Task details:
Keep the images out and copy every entry below exactly.

Stored data:
┄┄┄┄┄┄

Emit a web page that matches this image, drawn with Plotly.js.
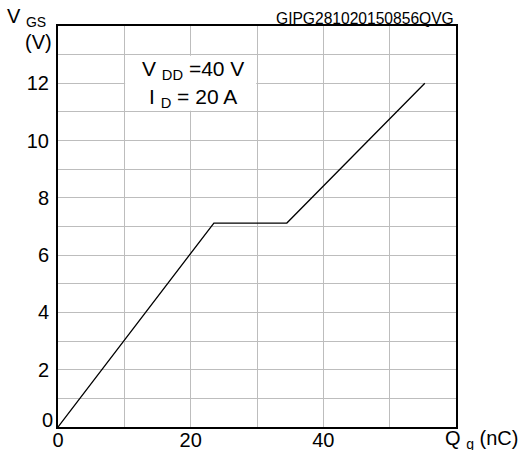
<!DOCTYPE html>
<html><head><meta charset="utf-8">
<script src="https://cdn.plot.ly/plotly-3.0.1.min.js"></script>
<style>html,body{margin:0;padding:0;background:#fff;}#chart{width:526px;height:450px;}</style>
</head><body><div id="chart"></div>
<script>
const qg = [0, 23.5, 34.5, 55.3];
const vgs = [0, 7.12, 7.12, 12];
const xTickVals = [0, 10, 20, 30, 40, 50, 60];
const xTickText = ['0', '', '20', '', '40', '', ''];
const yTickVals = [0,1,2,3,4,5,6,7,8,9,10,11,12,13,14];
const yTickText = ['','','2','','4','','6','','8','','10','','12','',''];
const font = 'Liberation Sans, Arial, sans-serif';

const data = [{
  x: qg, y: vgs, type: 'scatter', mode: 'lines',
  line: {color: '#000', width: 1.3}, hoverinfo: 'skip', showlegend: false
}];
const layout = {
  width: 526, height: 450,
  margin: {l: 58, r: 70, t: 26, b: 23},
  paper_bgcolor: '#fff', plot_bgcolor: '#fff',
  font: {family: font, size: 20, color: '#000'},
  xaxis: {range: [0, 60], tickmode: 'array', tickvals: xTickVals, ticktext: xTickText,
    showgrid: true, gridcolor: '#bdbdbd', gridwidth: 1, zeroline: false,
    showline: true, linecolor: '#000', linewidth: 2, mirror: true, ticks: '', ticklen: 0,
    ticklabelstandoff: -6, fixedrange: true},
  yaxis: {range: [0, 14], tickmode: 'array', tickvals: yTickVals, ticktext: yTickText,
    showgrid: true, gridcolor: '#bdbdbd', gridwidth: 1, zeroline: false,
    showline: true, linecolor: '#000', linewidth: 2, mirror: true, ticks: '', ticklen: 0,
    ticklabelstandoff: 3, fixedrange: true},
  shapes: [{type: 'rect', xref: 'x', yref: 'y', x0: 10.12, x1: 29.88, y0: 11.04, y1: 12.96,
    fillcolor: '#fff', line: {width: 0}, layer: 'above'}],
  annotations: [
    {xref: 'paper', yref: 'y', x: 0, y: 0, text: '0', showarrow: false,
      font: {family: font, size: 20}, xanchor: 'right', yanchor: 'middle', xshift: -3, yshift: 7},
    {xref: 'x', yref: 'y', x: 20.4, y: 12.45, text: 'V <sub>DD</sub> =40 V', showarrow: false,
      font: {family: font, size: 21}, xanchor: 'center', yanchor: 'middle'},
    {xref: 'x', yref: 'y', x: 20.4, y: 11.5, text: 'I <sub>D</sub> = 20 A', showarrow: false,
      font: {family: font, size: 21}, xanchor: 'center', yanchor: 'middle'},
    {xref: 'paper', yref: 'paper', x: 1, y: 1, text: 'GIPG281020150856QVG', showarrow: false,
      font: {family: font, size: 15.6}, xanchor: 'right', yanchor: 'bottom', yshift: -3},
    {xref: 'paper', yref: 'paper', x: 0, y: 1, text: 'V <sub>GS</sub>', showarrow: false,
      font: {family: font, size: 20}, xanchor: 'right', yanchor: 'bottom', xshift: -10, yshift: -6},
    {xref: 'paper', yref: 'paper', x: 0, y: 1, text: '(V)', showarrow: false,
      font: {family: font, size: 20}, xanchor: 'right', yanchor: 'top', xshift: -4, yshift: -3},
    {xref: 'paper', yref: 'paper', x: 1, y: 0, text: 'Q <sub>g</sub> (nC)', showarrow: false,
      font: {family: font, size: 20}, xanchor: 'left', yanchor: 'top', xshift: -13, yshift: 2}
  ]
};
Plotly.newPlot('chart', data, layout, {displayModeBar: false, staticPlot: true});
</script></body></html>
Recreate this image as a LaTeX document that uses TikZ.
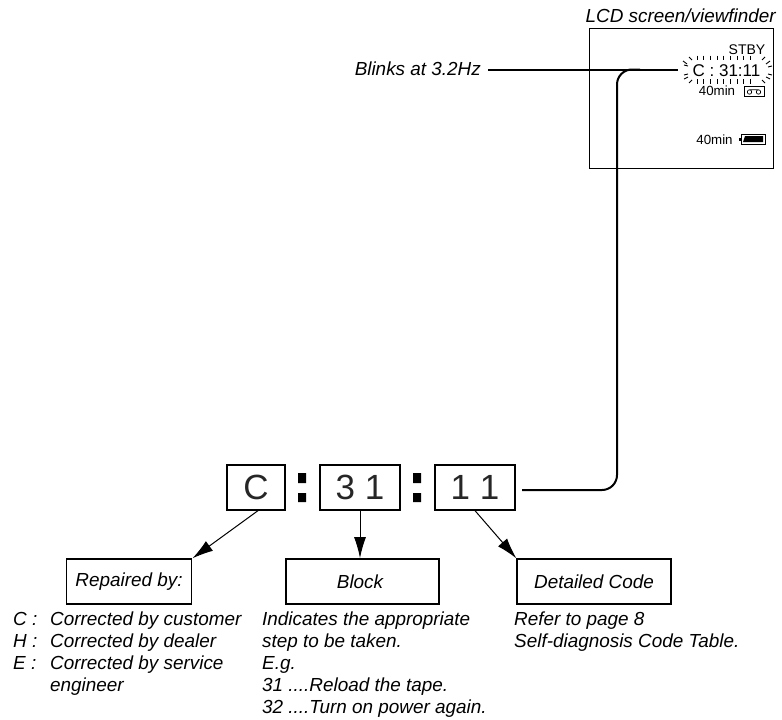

┄┄┄┄┄┄

Response to this exercise:
Emit a web page that matches this image, drawn with Plotly.js.
<!DOCTYPE html>
<html><head><meta charset="utf-8">
<script src="https://cdn.plot.ly/plotly-3.0.1.min.js"></script>
<style>html,body{margin:0;padding:0;background:#fff;}#chart{width:526px;height:450px;}</style>
</head><body><div id="chart"></div>
<script>
const qg = [0, 23.5, 34.5, 55.3];
const vgs = [0, 7.12, 7.12, 12];
const xTickVals = [0, 10, 20, 30, 40, 50, 60];
const xTickText = ['0', '', '20', '', '40', '', ''];
const yTickVals = [0,1,2,3,4,5,6,7,8,9,10,11,12,13,14];
const yTickText = ['','','2','','4','','6','','8','','10','','12','',''];
const font = 'Liberation Sans, Arial, sans-serif';

const data = [{
  x: qg, y: vgs, type: 'scatter', mode: 'lines',
  line: {color: '#000', width: 1.3}, hoverinfo: 'skip', showlegend: false
}];
const layout = {
  width: 526, height: 450,
  margin: {l: 58, r: 70, t: 26, b: 23},
  paper_bgcolor: '#fff', plot_bgcolor: '#fff',
  font: {family: font, size: 20, color: '#000'},
  xaxis: {range: [0, 60], tickmode: 'array', tickvals: xTickVals, ticktext: xTickText,
    showgrid: true, gridcolor: '#bdbdbd', gridwidth: 1, zeroline: false,
    showline: true, linecolor: '#000', linewidth: 2, mirror: true, ticks: '', ticklen: 0,
    ticklabelstandoff: -6, fixedrange: true},
  yaxis: {range: [0, 14], tickmode: 'array', tickvals: yTickVals, ticktext: yTickText,
    showgrid: true, gridcolor: '#bdbdbd', gridwidth: 1, zeroline: false,
    showline: true, linecolor: '#000', linewidth: 2, mirror: true, ticks: '', ticklen: 0,
    ticklabelstandoff: 3, fixedrange: true},
  shapes: [{type: 'rect', xref: 'x', yref: 'y', x0: 10.12, x1: 29.88, y0: 11.04, y1: 12.96,
    fillcolor: '#fff', line: {width: 0}, layer: 'above'}],
  annotations: [
    {xref: 'paper', yref: 'y', x: 0, y: 0, text: '0', showarrow: false,
      font: {family: font, size: 20}, xanchor: 'right', yanchor: 'middle', xshift: -3, yshift: 7},
    {xref: 'x', yref: 'y', x: 20.4, y: 12.45, text: 'V <sub>DD</sub> =40 V', showarrow: false,
      font: {family: font, size: 21}, xanchor: 'center', yanchor: 'middle'},
    {xref: 'x', yref: 'y', x: 20.4, y: 11.5, text: 'I <sub>D</sub> = 20 A', showarrow: false,
      font: {family: font, size: 21}, xanchor: 'center', yanchor: 'middle'},
    {xref: 'paper', yref: 'paper', x: 1, y: 1, text: 'GIPG281020150856QVG', showarrow: false,
      font: {family: font, size: 15.6}, xanchor: 'right', yanchor: 'bottom', yshift: -3},
    {xref: 'paper', yref: 'paper', x: 0, y: 1, text: 'V <sub>GS</sub>', showarrow: false,
      font: {family: font, size: 20}, xanchor: 'right', yanchor: 'bottom', xshift: -10, yshift: -6},
    {xref: 'paper', yref: 'paper', x: 0, y: 1, text: '(V)', showarrow: false,
      font: {family: font, size: 20}, xanchor: 'right', yanchor: 'top', xshift: -4, yshift: -3},
    {xref: 'paper', yref: 'paper', x: 1, y: 0, text: 'Q <sub>g</sub> (nC)', showarrow: false,
      font: {family: font, size: 20}, xanchor: 'left', yanchor: 'top', xshift: -13, yshift: 2}
  ]
};
Plotly.newPlot('chart', data, layout, {displayModeBar: false, staticPlot: true});
</script></body></html>
Recreate this image as a LaTeX document that uses TikZ.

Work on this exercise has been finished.